WORK TO BE COMPLETED: Transcribe the listing in full, excluding any pictures.

DATA SEGMENT:

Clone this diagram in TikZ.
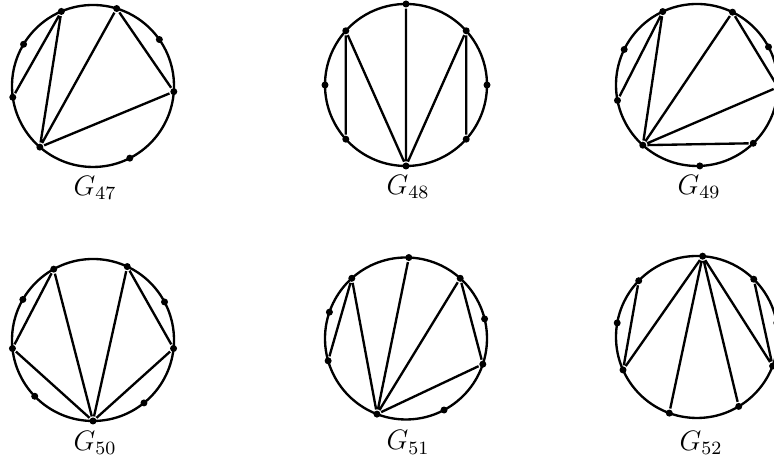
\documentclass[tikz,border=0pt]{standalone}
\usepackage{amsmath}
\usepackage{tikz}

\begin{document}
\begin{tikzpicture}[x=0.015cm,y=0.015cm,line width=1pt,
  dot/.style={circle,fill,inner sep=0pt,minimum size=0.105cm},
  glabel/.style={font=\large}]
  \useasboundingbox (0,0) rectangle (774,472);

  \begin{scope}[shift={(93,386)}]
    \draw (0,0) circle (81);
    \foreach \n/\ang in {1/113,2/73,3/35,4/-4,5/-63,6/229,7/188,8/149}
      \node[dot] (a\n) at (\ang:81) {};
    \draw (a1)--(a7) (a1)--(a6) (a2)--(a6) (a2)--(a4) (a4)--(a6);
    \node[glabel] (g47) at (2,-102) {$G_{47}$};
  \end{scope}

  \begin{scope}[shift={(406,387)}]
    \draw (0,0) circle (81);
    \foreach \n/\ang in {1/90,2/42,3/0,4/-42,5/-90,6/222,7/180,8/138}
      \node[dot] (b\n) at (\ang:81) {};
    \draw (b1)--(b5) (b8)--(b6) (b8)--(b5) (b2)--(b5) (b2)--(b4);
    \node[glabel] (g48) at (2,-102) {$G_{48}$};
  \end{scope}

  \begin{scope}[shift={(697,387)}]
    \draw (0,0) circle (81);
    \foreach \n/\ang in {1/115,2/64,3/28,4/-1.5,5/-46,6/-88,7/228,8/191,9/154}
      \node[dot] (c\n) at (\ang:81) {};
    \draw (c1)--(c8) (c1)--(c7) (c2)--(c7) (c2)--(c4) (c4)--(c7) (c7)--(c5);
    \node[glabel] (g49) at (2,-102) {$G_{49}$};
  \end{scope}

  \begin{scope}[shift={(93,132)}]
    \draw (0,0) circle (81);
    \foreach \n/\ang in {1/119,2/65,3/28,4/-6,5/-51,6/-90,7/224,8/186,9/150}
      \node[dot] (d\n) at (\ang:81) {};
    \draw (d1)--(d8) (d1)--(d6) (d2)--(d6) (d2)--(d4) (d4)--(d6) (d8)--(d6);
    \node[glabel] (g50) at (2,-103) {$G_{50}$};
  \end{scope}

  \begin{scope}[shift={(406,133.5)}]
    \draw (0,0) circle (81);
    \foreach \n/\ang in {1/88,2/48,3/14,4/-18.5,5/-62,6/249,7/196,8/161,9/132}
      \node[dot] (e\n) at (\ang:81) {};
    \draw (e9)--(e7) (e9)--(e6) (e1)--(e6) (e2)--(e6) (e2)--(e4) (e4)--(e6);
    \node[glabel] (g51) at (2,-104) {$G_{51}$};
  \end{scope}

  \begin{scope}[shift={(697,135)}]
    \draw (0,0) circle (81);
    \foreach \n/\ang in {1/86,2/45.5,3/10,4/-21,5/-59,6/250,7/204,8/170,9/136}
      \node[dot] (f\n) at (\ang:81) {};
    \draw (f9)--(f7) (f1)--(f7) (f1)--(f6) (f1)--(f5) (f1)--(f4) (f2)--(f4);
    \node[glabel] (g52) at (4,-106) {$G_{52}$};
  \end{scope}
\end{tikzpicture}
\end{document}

CORRECT OUTPUT:
Clone this diagram in TikZ.
\documentclass[tikz,border=0pt]{standalone}
\usepackage{amsmath}
\usepackage{tikz}

\begin{document}
\begin{tikzpicture}[x=0.015cm,y=0.015cm,line width=1pt,
  dot/.style={circle,fill,inner sep=0pt,minimum size=0.105cm},
  glabel/.style={font=\large}]
  \useasboundingbox (0,0) rectangle (774,472);

  \begin{scope}[shift={(93,386)}]
    \draw (0,0) circle (81);
    \foreach \n/\ang in {1/113,2/73,3/35,4/-4,5/-63,6/229,7/188,8/149}
      \node[dot] (a\n) at (\ang:81) {};
    \draw (a1)--(a7) (a1)--(a6) (a2)--(a6) (a2)--(a4) (a4)--(a6);
    \node[glabel] (g47) at (2,-102) {$G_{47}$};
  \end{scope}

  \begin{scope}[shift={(406,387)}]
    \draw (0,0) circle (81);
    \foreach \n/\ang in {1/90,2/42,3/0,4/-42,5/-90,6/222,7/180,8/138}
      \node[dot] (b\n) at (\ang:81) {};
    \draw (b1)--(b5) (b8)--(b6) (b8)--(b5) (b2)--(b5) (b2)--(b4);
    \node[glabel] (g48) at (2,-102) {$G_{48}$};
  \end{scope}

  \begin{scope}[shift={(697,387)}]
    \draw (0,0) circle (81);
    \foreach \n/\ang in {1/115,2/64,3/28,4/-1.5,5/-46,6/-88,7/228,8/191,9/154}
      \node[dot] (c\n) at (\ang:81) {};
    \draw (c1)--(c8) (c1)--(c7) (c2)--(c7) (c2)--(c4) (c4)--(c7) (c7)--(c5);
    \node[glabel] (g49) at (2,-102) {$G_{49}$};
  \end{scope}

  \begin{scope}[shift={(93,132)}]
    \draw (0,0) circle (81);
    \foreach \n/\ang in {1/119,2/65,3/28,4/-6,5/-51,6/-90,7/224,8/186,9/150}
      \node[dot] (d\n) at (\ang:81) {};
    \draw (d1)--(d8) (d1)--(d6) (d2)--(d6) (d2)--(d4) (d4)--(d6) (d8)--(d6);
    \node[glabel] (g50) at (2,-103) {$G_{50}$};
  \end{scope}

  \begin{scope}[shift={(406,133.5)}]
    \draw (0,0) circle (81);
    \foreach \n/\ang in {1/88,2/48,3/14,4/-18.5,5/-62,6/249,7/196,8/161,9/132}
      \node[dot] (e\n) at (\ang:81) {};
    \draw (e9)--(e7) (e9)--(e6) (e1)--(e6) (e2)--(e6) (e2)--(e4) (e4)--(e6);
    \node[glabel] (g51) at (2,-104) {$G_{51}$};
  \end{scope}

  \begin{scope}[shift={(697,135)}]
    \draw (0,0) circle (81);
    \foreach \n/\ang in {1/86,2/45.5,3/10,4/-21,5/-59,6/250,7/204,8/170,9/136}
      \node[dot] (f\n) at (\ang:81) {};
    \draw (f9)--(f7) (f1)--(f7) (f1)--(f6) (f1)--(f5) (f1)--(f4) (f2)--(f4);
    \node[glabel] (g52) at (4,-106) {$G_{52}$};
  \end{scope}
\end{tikzpicture}
\end{document}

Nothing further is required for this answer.